YOUR TASK>
Go through the records underneath and count the lines that include the string "script". Give nothing but the number.
§
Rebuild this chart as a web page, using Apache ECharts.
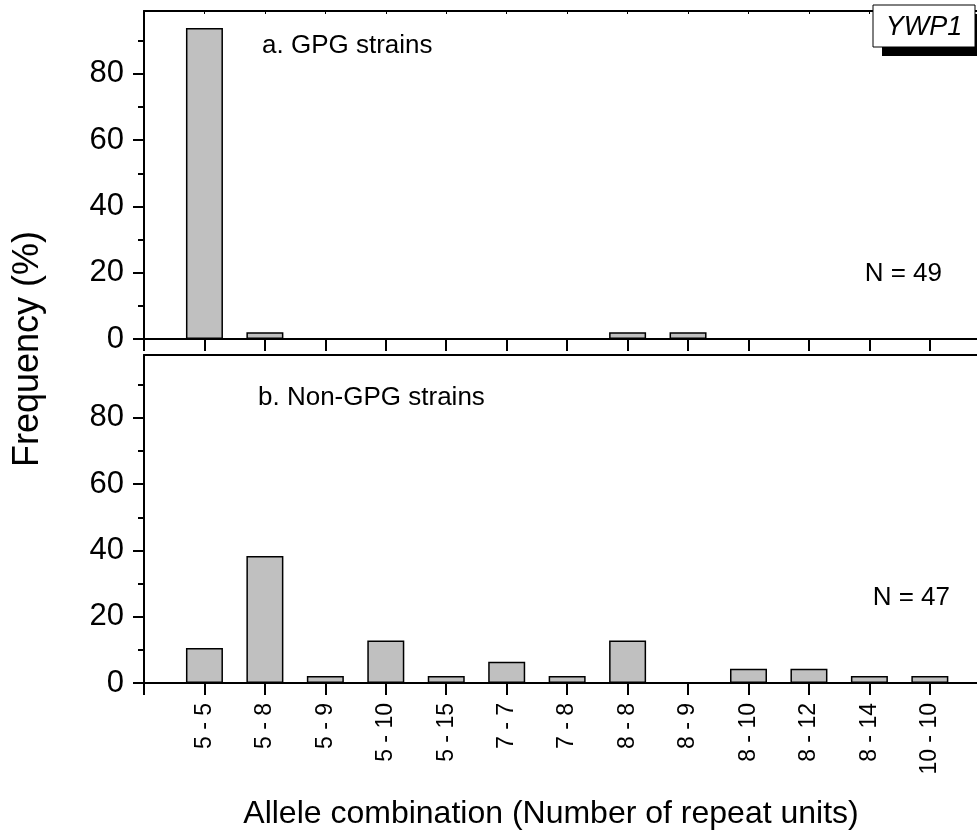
<!DOCTYPE html>
<html>
<head>
<meta charset="utf-8">
<script src="https://cdn.jsdelivr.net/npm/echarts@6/dist/echarts.min.js"></script>
<style>
  html, body { margin: 0; padding: 0; background: #fff; }
  #chart { width: 977px; height: 834px; }
</style>
</head>
<body>
<div id="chart"></div>
<script>
// Allele combinations (number of repeat units) on the shared x axis
const categories = ['5 - 5', '5 - 8', '5 - 9', '5 - 10', '5 - 15', '7 - 7', '7 - 8',
                    '8 - 8', '8 - 9', '8 - 10', '8 - 12', '8 - 14', '10 - 10'];
// Frequency (%) per combination
const gpgValues    = [93.9, 2.0, 0, 0, 0, 0, 0, 2.0, 2.0, 0, 0, 0, 0];                 // N = 49
const nonGpgValues = [10.6, 38.3, 2.1, 12.8, 2.1, 6.4, 2.1, 12.8, 0, 4.3, 4.3, 2.1, 2.1]; // N = 47
// y-axis ticks
const majorTicks = [0, 20, 40, 60, 80];
const minorTicks = [10, 30, 50, 70, 90];
const yMax = 99;
// x axis: combination k sits at position k; the frame starts at 0
const xMax = 13.78;
const xTickPositions = [0].concat(categories.map((c, i) => i + 1));
const xLabelPositions = categories.map((c, i) => i + 1);

const FONT = 'Liberation Sans, Arial, sans-serif';
const toPoints = vals => vals.map((v, i) => [i + 1, v]);

const line = { color: '#000', width: 2 };

function xAxisBottom(grid, withLabels) {
  return {
    gridIndex: grid, type: 'value', min: 0, max: xMax, position: 'bottom',
    axisLine: { onZero: false, lineStyle: line },
    axisTick: { show: true, customValues: xTickPositions, inside: false, length: 12, lineStyle: line },
    axisLabel: withLabels
      ? { show: true, customValues: xLabelPositions, formatter: v => categories[Math.round(v) - 1] || '',
          rotate: 90, margin: 20, color: '#000', fontSize: 23, fontFamily: FONT }
      : { show: false },
    splitLine: { show: false }
  };
}
function xAxisTop(grid, ticks) {
  return {
    gridIndex: grid, type: 'value', min: 0, max: xMax, position: 'top',
    axisLine: { onZero: false, lineStyle: line },
    axisTick: { show: ticks, customValues: xLabelPositions, inside: true, length: 3, lineStyle: { color: '#000', width: 1 } },
    axisLabel: { show: false },
    splitLine: { show: false }
  };
}
function yMajor(grid) {
  return {
    gridIndex: grid, type: 'value', min: 0, max: yMax, position: 'left',
    axisLine: { show: true, onZero: false, lineStyle: line },
    axisTick: { show: true, customValues: majorTicks, length: 11, lineStyle: line },
    axisLabel: { show: true, customValues: majorTicks, margin: 20, color: '#000', fontSize: 31, fontFamily: FONT },
    splitLine: { show: false }
  };
}
function yMinor(grid) {
  return {
    gridIndex: grid, type: 'value', min: 0, max: yMax, position: 'left',
    axisLine: { show: false },
    axisTick: { show: true, customValues: minorTicks, length: 6, lineStyle: line },
    axisLabel: { show: false },
    splitLine: { show: false }
  };
}

const barStyle = { color: '#c0c0c0', borderColor: '#000', borderWidth: 1.5 };

const chart = echarts.init(document.getElementById('chart'), null, { renderer: 'canvas' });
chart.setOption({
  backgroundColor: '#fff',
  animation: false,
  grid: [
    { left: 144, top: 11, height: 328, right: 0 },
    { left: 144, top: 355, height: 328, right: 0 }
  ],
  xAxis: [xAxisBottom(0, false), xAxisTop(0, true), xAxisBottom(1, true), xAxisTop(1, false)],
  yAxis: [yMajor(0), yMinor(0), yMajor(1), yMinor(1)],
  series: [
    { type: 'bar', name: 'GPG strains', xAxisIndex: 0, yAxisIndex: 0, data: toPoints(gpgValues),
      barWidth: 37, itemStyle: barStyle, z: 1 },
    { type: 'bar', name: 'Non-GPG strains', xAxisIndex: 2, yAxisIndex: 2, data: toPoints(nonGpgValues),
      barWidth: 37, itemStyle: barStyle, z: 1 }
  ],
  graphic: [
    { type: 'text', x: 262, y: 46, style: { text: 'a. GPG strains', font: '26px ' + FONT, fill: '#000', textVerticalAlign: 'middle' } },
    { type: 'text', x: 258, y: 398, style: { text: 'b. Non-GPG strains', font: '26px ' + FONT, fill: '#000', textVerticalAlign: 'middle' } },
    { type: 'text', x: 942, y: 274, style: { text: 'N = 49', font: '26px ' + FONT, fill: '#000', textAlign: 'right', textVerticalAlign: 'middle' } },
    { type: 'text', x: 950, y: 598, style: { text: 'N = 47', font: '26px ' + FONT, fill: '#000', textAlign: 'right', textVerticalAlign: 'middle' } },
    // gene label box with drop shadow
    { type: 'rect', z: 100, shape: { x: 882, y: 14, width: 102, height: 42 }, style: { fill: '#000' } },
    { type: 'rect', z: 101, shape: { x: 873, y: 5, width: 102, height: 42 }, style: { fill: '#fff', stroke: '#000', lineWidth: 1 } },
    { type: 'text', z: 102, x: 924, y: 27, style: { text: 'YWP1', font: 'italic 27px ' + FONT, fill: '#000', textAlign: 'center', textVerticalAlign: 'middle' } },
    // axis titles
    { type: 'text', x: 28, y: 349, rotation: Math.PI / 2, style: { text: 'Frequency (%)', font: '36px ' + FONT, fill: '#000', textAlign: 'center', textVerticalAlign: 'middle' } },
    { type: 'text', x: 551, y: 814, style: { text: 'Allele combination (Number of repeat units)', font: '32px ' + FONT, fill: '#000', textAlign: 'center', textVerticalAlign: 'middle' } }
  ]
});
</script>
</body>
</html>
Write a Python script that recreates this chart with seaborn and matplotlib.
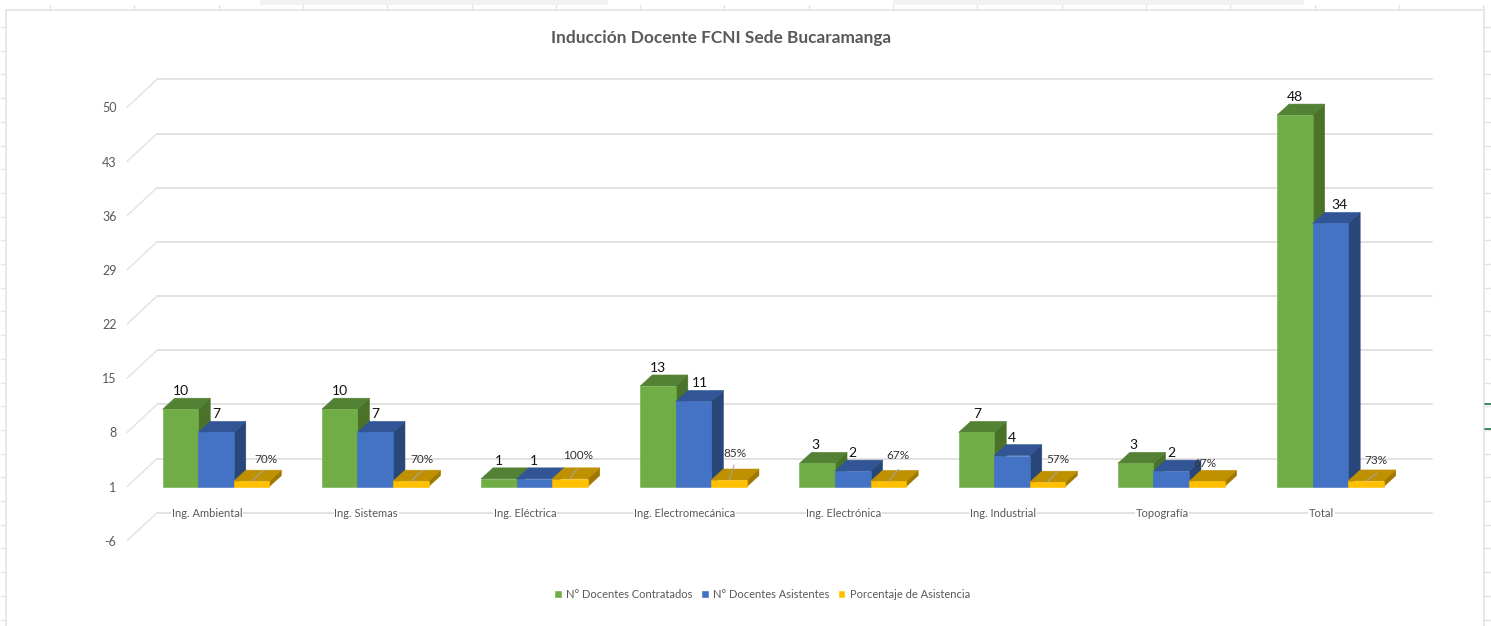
import numpy as np
import pandas as pd
import matplotlib
matplotlib.use("Agg")
import matplotlib.pyplot as plt
from matplotlib.lines import Line2D
from matplotlib.patches import Polygon, Rectangle
from matplotlib.transforms import Affine2D
import seaborn as sns

# ---------- data ----------
categories = ["Ing. Ambiental", "Ing. Sistemas", "Ing. Eléctrica", "Ing. Electromecánica",
              "Ing. Electrónica", "Ing. Industrial", "Topografía", "Total"]
contratados = [10, 10, 1, 13, 3, 7, 3, 48]
asistentes = [7, 7, 1, 11, 2, 4, 2, 34]
porcentaje = [0.70, 0.70, 1.00, 0.85, 0.67, 0.57, 0.67, 0.73]
series_names = ["N° Docentes Contratados", "N° Docentes Asistentes", "Porcentaje de Asistencia"]
axis_labels = [50, 43, 36, 29, 22, 15, 8, 1, -6]
title_text = "Inducción Docente FCNI Sede Bucaramanga"

# ---------- layout and style ----------
W, H = 1491, 626
PX_UNIT = 7.74       # pixels per value unit
BASE_Y = 486.6       # pixel row of the bar floor
CAT_X0, CAT_STEP = 216.0, 159.2
AX_L, AX_R, AX_T, AX_B = 127, 1432, 70, 542
DEPTH_X, DEPTH_Y = 12, 11
WALL_X, WALL_Y = 30, 28
front = ["#70AD47", "#4472C4", "#FFC000"]
top_c = ["#548235", "#325596", "#BF9000"]
side_c = ["#4A7229", "#294679", "#A07800"]
GRID = "#E2E2E2"
TEXT = "#595959"
green_dx = [0, 0, 0, 0, -2, 1, -2, 0]
blue_dx = [0, 0, 0, 6, 0, 0, 0, 9]
pct_dx = [14, 11, 8, 6, 10, 10, -2, 10]
pct_dy = [22, 22, 23, 27, 26, 23, 18, 20]
lead_end = [(12, 11), (12, 11), (7, 10), (5, 15), (10, 12), (10, 11), None, (11, 8)]

sns.set_theme(style="white")
plt.rcParams["font.family"] = ["Lato", "DejaVu Sans"]

df = pd.DataFrame({
    "cat": categories * 3,
    "serie": np.repeat(series_names, len(categories)),
    "valor": contratados + asistentes + porcentaje,
})

fig = plt.figure(figsize=(W / 100, H / 100), dpi=100, facecolor="white")
ax = fig.add_axes([AX_L / W, 1 - AX_B / H, (AX_R - AX_L) / W, (AX_B - AX_T) / H])
sns.barplot(data=df, x="cat", y="valor", hue="serie", order=categories, hue_order=series_names,
            palette=front, saturation=1, width=0.67, gap=0, errorbar=None, ax=ax, zorder=3)

ax.set_xlim((AX_L - CAT_X0) / CAT_STEP, (AX_R - CAT_X0) / CAT_STEP)
ax.set_ylim((BASE_Y - AX_B) / PX_UNIT, (BASE_Y - AX_T) / PX_UNIT)
ax.patch.set_alpha(0)
ax.set_axisbelow(False)
sns.despine(ax=ax, left=True, bottom=True, top=True, right=True)
ax.set_xlabel("")
ax.set_ylabel("")

# Axis labels sit on the front plane, one unit below the bars' own scale.
ticks = [v - 1 for v in axis_labels]
ax.set_yticks(ticks, [str(v) for v in axis_labels])
ax.tick_params(axis="y", length=0, pad=7.5, labelsize=9, labelcolor=TEXT)
ax.tick_params(axis="x", length=0, pad=-24.8, labelsize=8, labelcolor=TEXT)
for lab in ax.get_xticklabels():
    lab.set_transform(lab.get_transform() + Affine2D().translate(-9, 0))
    lab.set_bbox(dict(fc="white", ec="none", pad=0.5))

# Back wall lines with their diagonal to the front plane
lift = ax.get_yaxis_transform() + Affine2D().translate(0, WALL_Y)
frac = WALL_X / (AX_R - AX_L)
for t in ticks:
    ax.plot([frac, 1], [t, t], transform=lift, color=GRID, lw=1.4, zorder=1, clip_on=False)
    ax.add_line(Line2D([AX_L, AX_L + WALL_X], [H - (BASE_Y - PX_UNIT * t), H - (BASE_Y - PX_UNIT * t) + WALL_Y],
                       transform=Affine2D(), color=GRID, lw=1.0, zorder=1, clip_on=False))

# 3D faces, derived from the bars that seaborn drew
to_disp = ax.transData
for s, cont in enumerate(ax.containers):
    for i, p in enumerate(cont.patches):
        x0, x1 = p.get_x(), p.get_x() + p.get_width()
        h = p.get_height()
        (px0, py0), (px1, py1) = to_disp.transform([(x0, 0), (x1, h)])
        z = 3 + s * 0.3
        ax.add_patch(Polygon([(px1, py0), (px1 + DEPTH_X, py0 + DEPTH_Y), (px1 + DEPTH_X, py1 + DEPTH_Y), (px1, py1)],
                             closed=True, transform=Affine2D(), fc=side_c[s], ec=side_c[s], lw=0.4, zorder=z, clip_on=False))
        ax.add_patch(Polygon([(px0, py1), (px0 + DEPTH_X, py1 + DEPTH_Y), (px1 + DEPTH_X, py1 + DEPTH_Y), (px1, py1)],
                             closed=True, transform=Affine2D(), fc=top_c[s], ec=top_c[s], lw=0.4, zorder=z + 0.1, clip_on=False))
        p.set_zorder(z + 0.2)
        p.set_edgecolor(front[s])
        p.set_linewidth(0.4)

# Data labels
for s, cont in enumerate(ax.containers):
    for i, p in enumerate(cont.patches):
        cx = p.get_x() + p.get_width() / 2
        h = p.get_height()
        if s == 2:
            ax.annotate(f"{h:.0%}", (cx, h), xytext=(pct_dx[i], pct_dy[i]), textcoords="offset pixels",
                        ha="center", va="center", fontsize=8.5, color="#333333", zorder=6)
            if lead_end[i] is not None:
                ax.annotate("", (cx, h), xytext=lead_end[i], textcoords="offset pixels", zorder=5,
                            arrowprops=dict(arrowstyle="-", color="#A6A6A6", lw=0.8, shrinkA=0, shrinkB=0))
        else:
            dx = (green_dx if s == 0 else blue_dx)[i]
            ax.annotate(f"{h:.0f}", (cx, h), xytext=(dx, 18), textcoords="offset pixels",
                        ha="center", va="center", fontsize=10, color="#111111", zorder=6)

# Legend and title
sns.move_legend(ax, "center", bbox_to_anchor=(762 / W, 1 - 594 / H), bbox_transform=fig.transFigure,
                ncol=3, frameon=False, title=None, fontsize=8, handlelength=0.7, handleheight=0.7,
                handletextpad=0.4, columnspacing=0.75, labelcolor=TEXT)
fig.text(721 / W, 1 - 38 / H, title_text, ha="center", va="center", fontsize=12.4,
         fontweight="bold", color=TEXT)

# Surrounding spreadsheet cells
EDGE = "#E4E4E4"
fig_px = Affine2D().scale(1 / W, 1 / H)
def seg(x0, y0, x1, y1, c=EDGE, lw=1.0):
    fig.add_artist(Line2D([x0, x1], [H - y0, H - y1], transform=fig_px + fig.transFigure, color=c, lw=lw))
seg(6, 10, 1484, 10, lw=1.2)
seg(6, 10, 6, H, lw=1.2)
seg(1484, 10, 1484, H, lw=1.2)
for x in np.arange(50, 1490, 84.3):
    seg(x, 5, x, 10)
for y in np.arange(27, H, 23.7):
    seg(1, y, 6, y)
    seg(1484, y, 1491, y)
for x0, x1 in [(260, 608), (893, 1304)]:
    fig.add_artist(Rectangle((x0 / W, 1 - 5 / H), (x1 - x0) / W, 5 / H, transform=fig.transFigure,
                             fc="#F2F2F2", ec="none"))
for y in (404, 429):
    seg(1485, y, 1491, y, c="#217346", lw=1.2)

fig.savefig("out.png", dpi=100)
§
WORKED SOLUTION>
4